Fly ash solidifies while suspended in the exhaust gases and is collected by electrostatic precipitators or filter bags (Baghouse). Since the particles solidify while suspended in the exhaust gases, fly ash particles are generally spherical in shape and range in size from 0.5 micron to 100 µm. They consist mostly of silica (SiO2), which is present in two forms: amorphous (rounded and smooth) and crystalline (sharp, pointed, and hazardous), aluminum oxide (Al 2O 3), and iron oxide (ferric oxide, Fe 2O 3). Fly ash is generally highly heterogeneous and consisting of a mixture of glassy particles with various identifiable crystalline phases such as quartz, mullite (3Al 2O 3.2SiO 2or 2Al 2O 3.SiO 2), and various iron oxides.

In the past, fly ash was generally released into the atmosphere, but pollution control equipment mandated in recent decades now requires that it be captured prior to release. In the United States, fly ash is generally stored or placed in landfills or is often used to supplement Portland cement in concrete production as well as in the synthesis of geopolymers and zeolites.

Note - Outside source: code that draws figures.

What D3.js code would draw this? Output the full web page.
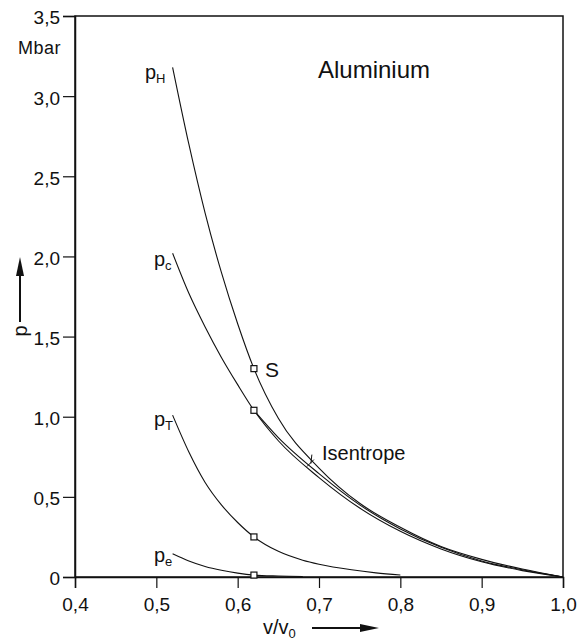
<!DOCTYPE html>
<html>
<head>
<meta charset="utf-8">
<script src="https://cdn.jsdelivr.net/npm/d3@7"></script>
<style>
  body { margin: 0; background: #fff; }
  text { font-family: "Liberation Sans Narrow", "Liberation Sans", sans-serif; fill: #111; }
</style>
</head>
<body>
<svg id="chart" width="586" height="641"></svg>
<script>
// Axis ticks
const volumeTicks = [0.4, 0.5, 0.6, 0.7, 0.8, 0.9, 1.0];
const pressureTicks = [0, 0.5, 1.0, 1.5, 2.0, 2.5, 3.0, 3.5];

// Hugoniot pressure p_H (Mbar) vs relative volume v/v0
const hugoniotV = [0.52, 0.54, 0.56, 0.58, 0.60, 0.62, 0.65, 0.70, 0.75, 0.80, 0.85, 0.90, 0.95, 1.0];
const hugoniotP = [3.18, 2.70, 2.27, 1.90, 1.58, 1.30, 0.99, 0.68, 0.46, 0.31, 0.19, 0.11, 0.05, 0];

// Cold pressure p_C
const coldV = [0.52, 0.54, 0.56, 0.58, 0.60, 0.62, 0.65, 0.70, 0.75, 0.80, 0.85, 0.90, 0.95, 1.0];
const coldP = [2.02, 1.77, 1.56, 1.37, 1.20, 1.04, 0.85, 0.62, 0.43, 0.285, 0.175, 0.095, 0.04, 0];

// Isentrope through the state at v/v0 = 0.62
const isentropeV = [0.62, 0.65, 0.70, 0.75, 0.80, 0.85, 0.90, 0.95, 1.0];
const isentropeP = [1.04, 0.87, 0.645, 0.45, 0.30, 0.185, 0.10, 0.045, 0];

// Thermal lattice pressure p_T
const thermalV = [0.52, 0.54, 0.56, 0.58, 0.60, 0.62, 0.65, 0.68, 0.70, 0.74, 0.77, 0.80];
const thermalP = [1.01, 0.78, 0.59, 0.45, 0.34, 0.25, 0.16, 0.105, 0.08, 0.045, 0.026, 0.012];

// Electronic pressure p_e
const electronV = [0.52, 0.54, 0.56, 0.58, 0.60, 0.62, 0.65, 0.68];
const electronP = [0.145, 0.10, 0.066, 0.042, 0.024, 0.012, 0.006, 0.003];

// Marked state S at v/v0 = 0.62
const stateV = 0.62;
const isentropeMarkV = 0.69;

const svg = d3.select("#chart");
const x = d3.scaleLinear().domain([0.4, 1.0]).range([75, 563]);
const y = d3.scaleLinear().domain([0, 3.5]).range([577, 16]);
const fmt = d => d === 0 ? "0" : d3.format(".1f")(d).replace(".", ",");

// Frame
svg.append("rect")
  .attr("x", x(0.4)).attr("y", y(3.5))
  .attr("width", x(1.0) - x(0.4)).attr("height", y(0) - y(3.5))
  .attr("fill", "none").attr("stroke", "#111").attr("stroke-width", 1.5);

// Axes
const xAxis = svg.append("g").attr("transform", `translate(0,${y(0)})`)
  .call(d3.axisBottom(x).tickValues(volumeTicks).tickSize(11).tickPadding(6)
    .tickFormat(d => d3.format(".1f")(d).replace(".", ",")));
const yAxis = svg.append("g").attr("transform", `translate(${x(0.4)},0)`)
  .call(d3.axisLeft(y).tickValues(pressureTicks).tickSize(12).tickPadding(3).tickFormat(fmt));
[xAxis, yAxis].forEach(g => {
  g.select(".domain").attr("stroke", "#111").attr("stroke-width", 1.5);
  g.selectAll(".tick line").attr("stroke", "#111").attr("stroke-width", 1.2);
  g.selectAll(".tick text").attr("fill", "#111")
    .style("font-family", '"Liberation Sans Narrow", sans-serif').style("font-size", "19px");
});
yAxis.selectAll(".tick text").attr("dy", "0.42em");
xAxis.selectAll(".tick text").attr("dy", "0.9em");

// Unit label
svg.append("text").attr("x", 61).attr("y", 54).attr("text-anchor", "end")
  .style("font-size", "18px").style("letter-spacing", "0.5px").text("Mbar");

// Curves
const line = d3.line().x(d => x(d[0])).y(d => y(d[1])).curve(d3.curveMonotoneX);
const series = [
  [hugoniotV, hugoniotP],
  [coldV, coldP],
  [isentropeV, isentropeP],
  [thermalV, thermalP],
  [electronV, electronP]
];
series.forEach(([vs, ps]) => {
  svg.append("path")
    .datum(vs.map((v, i) => [v, ps[i]]))
    .attr("d", line)
    .attr("fill", "none").attr("stroke", "#111").attr("stroke-width", 1.1);
});

// State markers at v/v0 = 0.62
const markerP = [hugoniotP, coldP, thermalP, electronP].map((ps, k) => {
  const vs = [hugoniotV, coldV, thermalV, electronV][k];
  return ps[vs.indexOf(stateV)];
});
svg.selectAll("rect.marker").data(markerP).join("rect")
  .attr("class", "marker")
  .attr("x", d => x(stateV) - 3).attr("y", d => y(d) - 3)
  .attr("width", 6).attr("height", 6)
  .attr("fill", "#fff").attr("stroke", "#111").attr("stroke-width", 1.2);

// Curve labels (p with subscripts)
const curveLabels = [
  { v: 0.486, p: 3.11, sub: "H" },
  { v: 0.497, p: 1.94, sub: "c" },
  { v: 0.497, p: 0.94, sub: "T" },
  { v: 0.497, p: 0.094, sub: "e" }
];
curveLabels.forEach(l => {
  const t = svg.append("text").attr("x", x(l.v)).attr("y", y(l.p)).style("font-size", "20px");
  t.append("tspan").text("p");
  t.append("tspan").attr("dy", 4).style("font-size", "13px").text(l.sub);
});

// S label
svg.append("text").attr("x", x(stateV) + 11).attr("y", y(1.30) + 8)
  .style("font-size", "21px").text("S");

// Isentrope mark and label
const mx = x(isentropeMarkV), my = y(0.72);
svg.append("path")
  .attr("d", `M${mx - 4},${my + 5} L${mx + 3},${my - 2} M${mx},${my + 2} L${mx + 1},${my - 7}`)
  .attr("fill", "none").attr("stroke", "#111").attr("stroke-width", 1);
svg.append("text").attr("x", 322).attr("y", y(0.72) - 2)
  .style("font-size", "20px").text("Isentrope");

// Title
svg.append("text").attr("x", 318).attr("y", 78).style("font-size", "24px").text("Aluminium");

// Axis titles with arrows
svg.append("text").attr("transform", "translate(27,331) rotate(-90)")
  .attr("text-anchor", "middle").style("font-size", "20px").text("p");
svg.append("line").attr("x1", 20).attr("y1", 322).attr("x2", 20).attr("y2", 272)
  .attr("stroke", "#111").attr("stroke-width", 2);
svg.append("path").attr("d", "M20,257 L16,276 L24,276 Z").attr("fill", "#111");

const xl = svg.append("text").attr("x", 263).attr("y", 634).style("font-size", "20px");
xl.append("tspan").text("v/v");
xl.append("tspan").attr("dy", 4).style("font-size", "13px").text("0");
svg.append("line").attr("x1", 312).attr("y1", 628).attr("x2", 362).attr("y2", 628)
  .attr("stroke", "#111").attr("stroke-width", 2);
svg.append("path").attr("d", "M379,628 L360,624 L360,632 Z").attr("fill", "#111");
</script>
</body>
</html>
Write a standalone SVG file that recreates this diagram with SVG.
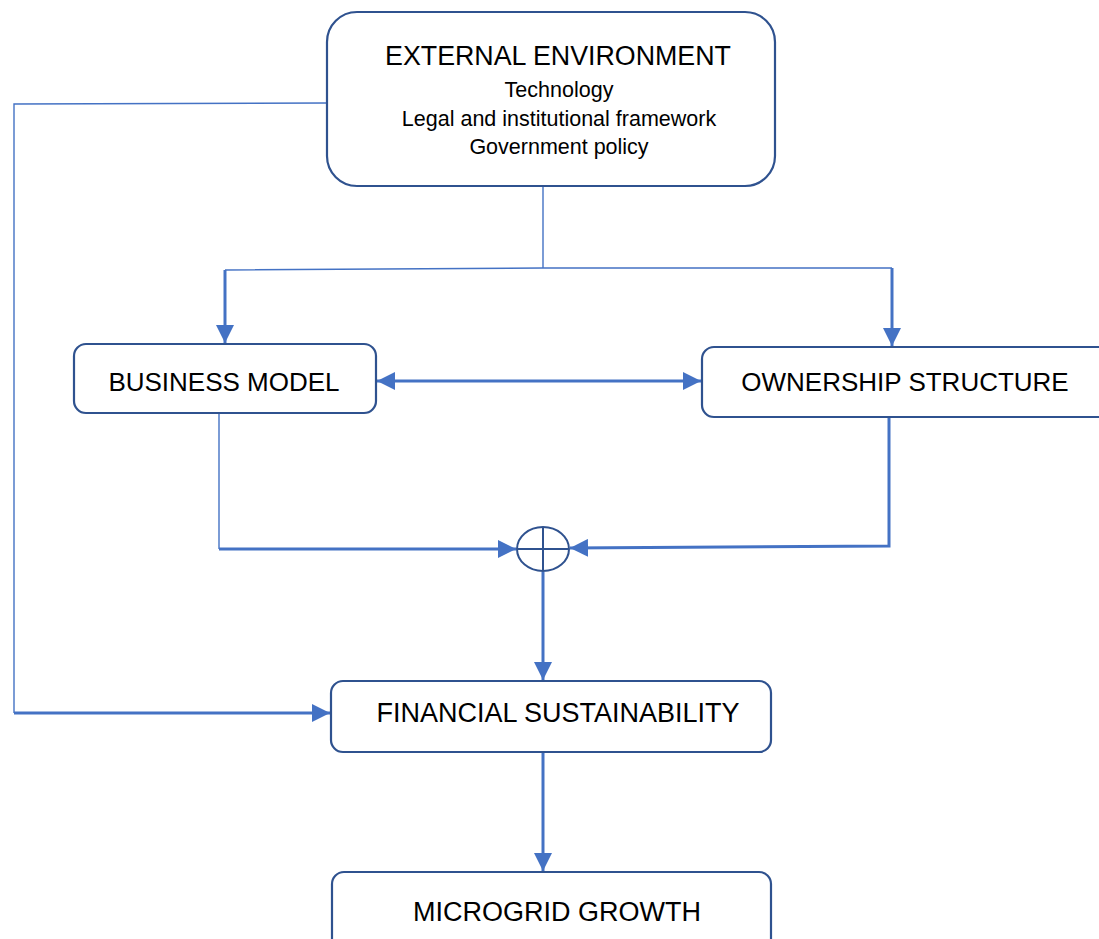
<svg xmlns="http://www.w3.org/2000/svg" width="1099" height="939" viewBox="0 0 1099 939">
<defs>
<style>
.box{fill:#fff;stroke:#2F528F;stroke-width:2.2}
.t{font-family:"Liberation Sans",Arial,sans-serif;fill:#000;text-anchor:middle}
.h{font-size:26px}
.s{font-size:21.5px}
.thin{fill:none;stroke:#4472C4;stroke-width:1.4}
.thick{fill:none;stroke:#4472C4;stroke-width:3}
</style>
<marker id="ah" markerWidth="6" markerHeight="6" refX="6" refY="3" orient="auto" markerUnits="strokeWidth">
<path d="M0,0 L6,3 L0,6 z" fill="#4472C4"/>
</marker>
<marker id="ahs" markerWidth="6" markerHeight="6" refX="0" refY="3" orient="auto" markerUnits="strokeWidth">
<path d="M6,0 L0,3 L6,6 z" fill="#4472C4"/>
</marker>
</defs>
<g id="connectors">
<polyline class="thin" points="327,103 14,104 14,713"/>
<polyline class="thick" points="14,713 330,713" marker-end="url(#ah)"/>
<line class="thin" x1="543" y1="186" x2="543" y2="268"/>
<polyline class="thin" points="225,270 543,268 892,268"/>
<line class="thick" x1="225" y1="270" x2="225" y2="343" marker-end="url(#ah)"/>
<line class="thick" x1="892" y1="268" x2="892" y2="346" marker-end="url(#ah)"/>
<line class="thick" x1="377" y1="381" x2="701" y2="381" marker-start="url(#ahs)" marker-end="url(#ah)"/>
<polyline class="thin" points="219,413 219,549"/>
<line class="thick" x1="219" y1="549" x2="516" y2="549" marker-end="url(#ah)"/>
<polyline class="thick" points="889,417 889,546 570,548" marker-end="url(#ah)"/>
<line class="thick" x1="543" y1="572" x2="543" y2="680" marker-end="url(#ah)"/>
<line class="thick" x1="543" y1="752" x2="543" y2="871" marker-end="url(#ah)"/>
</g>
<g id="external">
<rect class="box" x="327" y="12" width="448" height="174" rx="30"/>
<text class="t" x="558" y="65" font-size="26.8">EXTERNAL ENVIRONMENT</text>
<text class="t s" x="559" y="97">Technology</text>
<text class="t s" x="559" y="126">Legal and institutional framework</text>
<text class="t s" x="559" y="154">Government policy</text>
</g>
<g id="business">
<rect class="box" x="74" y="344" width="302" height="69" rx="12"/>
<text class="t h" x="224" y="391">BUSINESS MODEL</text>
</g>
<g id="ownership">
<rect class="box" x="702" y="347" width="410" height="70" rx="12"/>
<text class="t h" x="905" y="391">OWNERSHIP STRUCTURE</text>
</g>
<g id="sum">
<ellipse cx="543" cy="549" rx="26" ry="22" fill="#fff" stroke="#2F528F" stroke-width="2"/>
<line x1="543" y1="527" x2="543" y2="571" stroke="#2F528F" stroke-width="2"/>
<line x1="517" y1="549" x2="569" y2="549" stroke="#2F528F" stroke-width="2"/>
</g>
<g id="financial">
<rect class="box" x="331" y="681" width="440" height="71" rx="12"/>
<text class="t" x="558" y="722" font-size="27">FINANCIAL SUSTAINABILITY</text>
</g>
<g id="microgrid">
<rect class="box" x="332" y="872" width="439" height="90" rx="12"/>
<text class="t" x="557" y="921" font-size="27">MICROGRID GROWTH</text>
</g>
</svg>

Ash content (which is a thermal manifestation of the inorganic content of a fuel, such as biomass) is the inorganic oxides that remain after complete combustion of the feedstock. The amount of ash between different types of feedstocks differs widely (0.1% w/w for wood and up to 15% w/w for some agricultural products) and influences the use of the fuel as well as the design of the reactor, particularly the ash removal system. The chemical composition of the ash is also important because it affects the melting behavior of the ash. Ash melting can cause slagging and channel formation in the reactor. Slag can ultimately block the entire reactor.

Generally, the ash-forming inorganic materials in most solid fuels, including biomass, can be divided into two broad fractions: (i) the inherent inorganic material and (ii) the extraneous inorganic material.

The inherent inorganic material exists as part of the organic structure of the fuel, and is most commonly associated with the oxygen-, sulfur-, and nitrogen-containing functional groups. These organic functional groups can provide suitable sites for the inorganic species to be associated chemically in the form of cations or chelates. Biomass materials tend to be relatively rich in oxygen-containing functional groups, and a significant fraction of the inorganic material in some of the lower ash biomass fuels is commonly in this form. It is also possible for inorganic species to be present in fine particulate form within the organic structure of some of the fuels, and to behave essentially as an inherent component of the fuel.